Why culture knowledge matters for national security

The U.S. military has found that linguists are helpful in both routine and high-stakes events

Why culture knowledge matters for national security

A linguist (right) assigned to headquarters and headquarters company, 3rd Brigade Combat Team, 82nd Airborne Division, interprets Arabic to English to Maj. James J. Gotlewski, B company commander, 416th Civil Affairs Group, during an engagement exercise April 11, 2006, at the Joint Readiness Training Center at Fort Polk, La. (US Army photo by Spc. Joshua R. Ford)

By Dr. Anna H. Lint, Trident University International, and Professor James R. Lint, American Military University

Throughout our history, many people in America have learned English as a second language. French, German, and Spanish immigrants were followed by Italians and other Europeans. Later came an influx of Asians.

Most immigrants have integrated and learned English for their own needs, but these non-native English speakers have also benefited national security.

The U.S. military has used linguists to help with their knowledge of both languages and cultures. This can be helpful in routine situations like coordinating port visits of American flagged ships. It can also be helpful in higher stakes events, like trying to bring about a cease-fire between two combating forces.

Roots in Korean War

Personnel who serve as mediators need to know more than the language — they need to be culturally attuned to prevent inadvertent embarrassments by offending one of the parties.

The military has used different programs for helping overcome language divides. One of the most well known is in Korea, where the language is difficult to learn. The Korean Augmentees to the U.S. Army (KATUSA) program was started during the Korean War with native laborers who carried ammunition and helped rebuild areas under U.S. guidance. This program has since generated some of the best English linguists in Korea, including college students who compete to participate.

There are many requirements for the knowledge of non-English languages and cultural understanding in the intelligence world. People who learned English as a second language often have a better understanding of culture and cultural differences that can impact human relations.

Resources for learning a language

While non-native English speakers may have a natural edge, the right training can prepare anyone to work effectively across languages and cultures. The U.S. Army, National Security Agency, and State Department all have good schools for linguistics that integrate culture into the classes. Some examples are the Defense Language Institute, the U.S. Department of State Foreign Service Institute, the National Security Agency STARTALK Language Program, and the U.S. Army Language Program.

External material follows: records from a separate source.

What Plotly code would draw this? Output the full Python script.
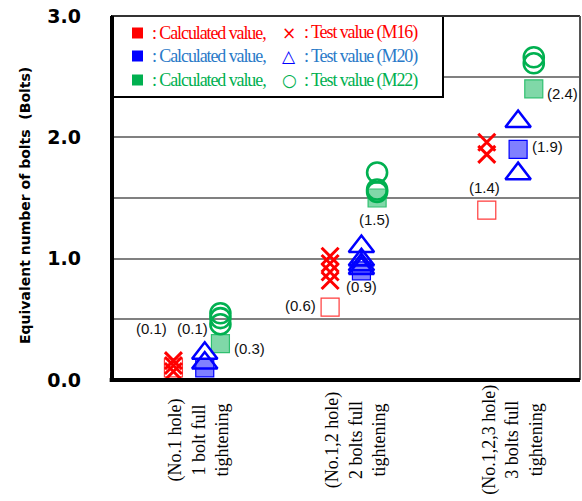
import plotly.graph_objects as go

# ---- data -------------------------------------------------------------
groups = [1, 2, 3]
group_labels = [
    "(No.1 hole)<br>1 bolt full<br>tightening",
    "(No.1,2 hole)<br>2 bolts full<br>tightening",
    "(No.1,2,3 hole)<br>3 bolts full<br>tightening",
]

# calculated equivalent number of bolts
calc_m16 = [0.1, 0.6, 1.4]
calc_m20 = [0.1, 0.9, 1.9]
calc_m22 = [0.3, 1.5, 2.4]

# measured (test) values, several specimens per case
test_m16 = [[0.07, 0.12, 0.16], [0.82, 0.89, 0.96, 1.02], [1.86, 1.96]]
test_m20 = [[0.14, 0.22], [0.92, 0.95, 0.99, 1.10], [1.70, 2.13]]
test_m22 = [[0.46, 0.51, 0.55], [1.55, 1.57, 1.71], [2.61, 2.66]]

y_tickvals = [0.0, 0.5, 1.0, 1.5, 2.0, 2.5, 3.0]
y_ticktext = ["0.0", "", "1.0", "", "2.0", "", "3.0"]

# ---- styling ----------------------------------------------------------
RED = "#ff0000"
BLUE = "#0000ff"
BLUE_TXT = "#2a7ac8"
GREEN = "#00b050"

# horizontal offset of each bolt size inside a group (axis units)
OFF = {"M16": -0.2, "M20": 0.0, "M22": 0.1}

W, H = 582, 501
L, R, T, B = 112, 580, 16, 380


def px(xp):
    return (xp - L) / (R - L)


def py(yp):
    return (B - yp) / (B - T)


fig = go.Figure()


def calc_trace(vals, key, fill, line):
    fig.add_trace(go.Scatter(
        x=[g + OFF[key] for g in groups], y=vals, mode="markers",
        marker=dict(symbol="square", size=18, color=fill,
                    line=dict(color=line, width=1.2)),
        hoverinfo="skip", showlegend=False))


def test_trace(vals, key, symbol, color, size, width):
    xs, ys = [], []
    for g, vv in zip(groups, vals):
        for v in vv:
            xs.append(g + OFF[key])
            ys.append(v)
    fig.add_trace(go.Scatter(
        x=xs, y=ys, mode="markers",
        marker=dict(symbol=symbol, size=size, color=color,
                    line=dict(color=color, width=width)),
        hoverinfo="skip", showlegend=False))


calc_trace(calc_m16, "M16", "rgba(255,255,255,0)", "#ff3b3b")
calc_trace(calc_m20, "M20", "#8080ff", BLUE)
calc_trace(calc_m22, "M22", "#80d8a8", "#30c070")

test_trace(test_m16, "M16", "x-thin-open", RED, 17, 3)
test_trace(test_m20, "M20", "triangle-up-open", BLUE, 22, 2.6)
test_trace(test_m22, "M22", "circle-open", GREEN, 20, 2.6)

annotations = []

# value labels next to the calculated markers (pixel offsets)
label_offsets = {
    "M16": [(-22, 39), (-30, 2), (-2, 23)],
    "M20": [(-12, 39), (0, -16), (29, 3)],
    "M22": [(29, -5), (-3, -21), (29, -5)],
}
for key, vals in (("M16", calc_m16), ("M20", calc_m20), ("M22", calc_m22)):
    for g, v, (dx, dy) in zip(groups, vals, label_offsets[key]):
        annotations.append(dict(
            x=g + OFF[key], y=v, xref="x", yref="y", text=f"({v:.1f})",
            showarrow=False, xshift=dx, yshift=dy,
            font=dict(family="Liberation Sans", size=15, color="#111111")))

# rotated category labels below the axis
for g, lab in zip(groups, group_labels):
    annotations.append(dict(
        x=g - 0.04, y=py(440), xref="x", yref="paper", text=lab,
        textangle=-90, showarrow=False, align="center",
        xanchor="center", yanchor="middle",
        font=dict(family="Liberation Serif", size=18, color="black")))

# y-axis title
annotations.append(dict(
    x=px(25), y=py(206), xref="paper", yref="paper",
    text="<b>Equivalent number of bolts  (Bolts)</b>", textangle=-90,
    showarrow=False, xanchor="center", yanchor="middle",
    font=dict(family="DejaVu Sans", size=14, color="black")))

# legend box contents
legend_rows = [
    (33, RED, RED, "×", "M16"),
    (56, BLUE, BLUE_TXT, "△", "M20"),
    (80, GREEN, GREEN, "○", "M22"),
]
shapes = [
    dict(type="rect", xref="paper", yref="paper", x0=0, x1=px(443),
         y0=py(97), y1=1, fillcolor="white", line=dict(color="black", width=2),
         layer="above"),
]
for yrow, mcol, tcol, glyph, name in legend_rows:
    shapes.append(dict(type="rect", xref="paper", yref="paper",
                       x0=px(132), x1=px(143), y0=py(yrow + 5.5), y1=py(yrow - 5.5),
                       fillcolor=mcol, line=dict(width=0), layer="above"))
    annotations.append(dict(
        x=px(150), y=py(yrow), xref="paper", yref="paper",
        text='<span style="letter-spacing:-1.1px">: Calculated value,</span>',
        showarrow=False, xanchor="left", yanchor="middle",
        font=dict(family="Liberation Serif", size=18, color=tcol)))
    annotations.append(dict(
        x=px(289), y=py(yrow), xref="paper", yref="paper", text=glyph,
        showarrow=False, xanchor="center", yanchor="middle",
        font=dict(family="DejaVu Sans", size=17, color=mcol)))
    annotations.append(dict(
        x=px(302), y=py(yrow), xref="paper", yref="paper",
        text=f'<span style="letter-spacing:-1.1px">: Test value ({name})</span>',
        showarrow=False, xanchor="left", yanchor="middle",
        font=dict(family="Liberation Serif", size=18, color=tcol)))

# plot frame: thin outer border plus heavy left and bottom axes
shapes += [
    dict(type="line", xref="paper", yref="paper", x0=0, x1=1, y0=1, y1=1,
         line=dict(color="#333333", width=2), layer="above"),
    dict(type="line", xref="paper", yref="paper", x0=1, x1=1, y0=0, y1=1,
         line=dict(color="#555555", width=2), layer="above"),
    dict(type="line", xref="paper", yref="paper", x0=0, x1=0, y0=-0.005, y1=1,
         line=dict(color="black", width=4), layer="above"),
    dict(type="line", xref="paper", yref="paper", x0=-0.005, x1=1, y0=0, y1=0,
         line=dict(color="black", width=4), layer="above"),
]

fig.update_layout(
    width=W, height=H,
    margin=dict(l=L, r=W - R, t=T, b=H - B),
    paper_bgcolor="white", plot_bgcolor="white",
    xaxis=dict(range=[0.408, 3.395], showgrid=False, zeroline=False,
               showline=False, showticklabels=False, fixedrange=True),
    yaxis=dict(range=[0, 3], tickvals=y_tickvals, ticktext=y_ticktext,
               showgrid=True, gridcolor="#808080", gridwidth=2,
               zeroline=False, showline=False, ticks="",
               ticklabelstandoff=30,
               tickfont=dict(family="DejaVu Sans", size=19, color="black",
                             weight="bold"),
               fixedrange=True),
    annotations=annotations,
    shapes=shapes,
)

fig.write_html("out.html")
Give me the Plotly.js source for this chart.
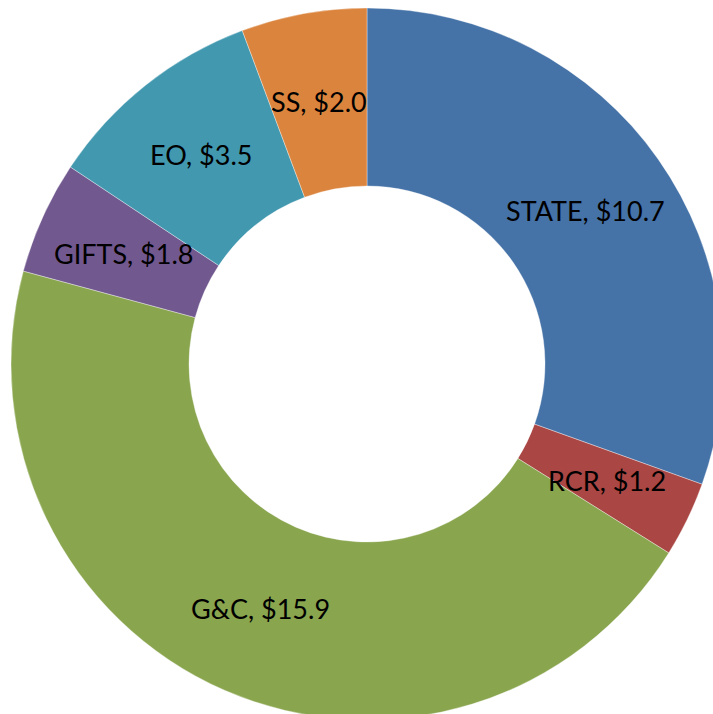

Non-government personnel can get language training in the U.S. and in other countries. One leading worldwide language training company is Berlitz. Germany offers the inexpensive Volkshochschule program, while South Korea’s famous Yonsei University teaches Korean language and culture.

Many colleges and community colleges also have language training programs and electives or programs that focus on a foreign language and culture. An inexpensive method for learning may be to volunteer as an ESL instructor at a local school. Business travel, church trips, or a tour with the Peace Corps can also provide opportunities to learn language and culture.

No doubt, any opportunity to learn about additional languages and cultures will benefit any career in national security and beyond. We live in a global world, and many careers in the future will likely require the ability to work effectively beyond U.S. borders.

About the Authors

James R. Lint is an Adjunct Professor at American Military University. He served in the United States military for over 20 years, in both the U.S. Marine Corps and U.S. Army. Lint served as Deputy Director for Safeguards & Security, Office of Science, at the Department of Energy. And prior to that, he served at the Department of Homeland Security Office of Intelligence and Analysis, where he was initially the lead cyber intelligence analyst and later the Chief of the Collection Analysis Team. He recently authored the book, “Leadership and Management Lessons Learned, A Book of Management Vignettes.”

Dr. Anna H. Lint received her Doctoral degree in Educational Leadership with a concentration in E-learning from Trident University International. Dr. Lint obtained an MA degree in TESOL (Teaching English to Speakers of Other Languages) from Oklahoma City University. Dr. Lint has spent more than 30 years in entrepreneurial business and education both in the U.S. and internationally. She has been teaching in the field of education since 2011. She currently teaches both Masters and Ph.D. education programs. Additionally, she is a chair for dissertation committees. Dr. Lint published two studies regarding student persistence in online higher education in 2013. Dr. Lint is currently an adjunct faculty at Trident University International.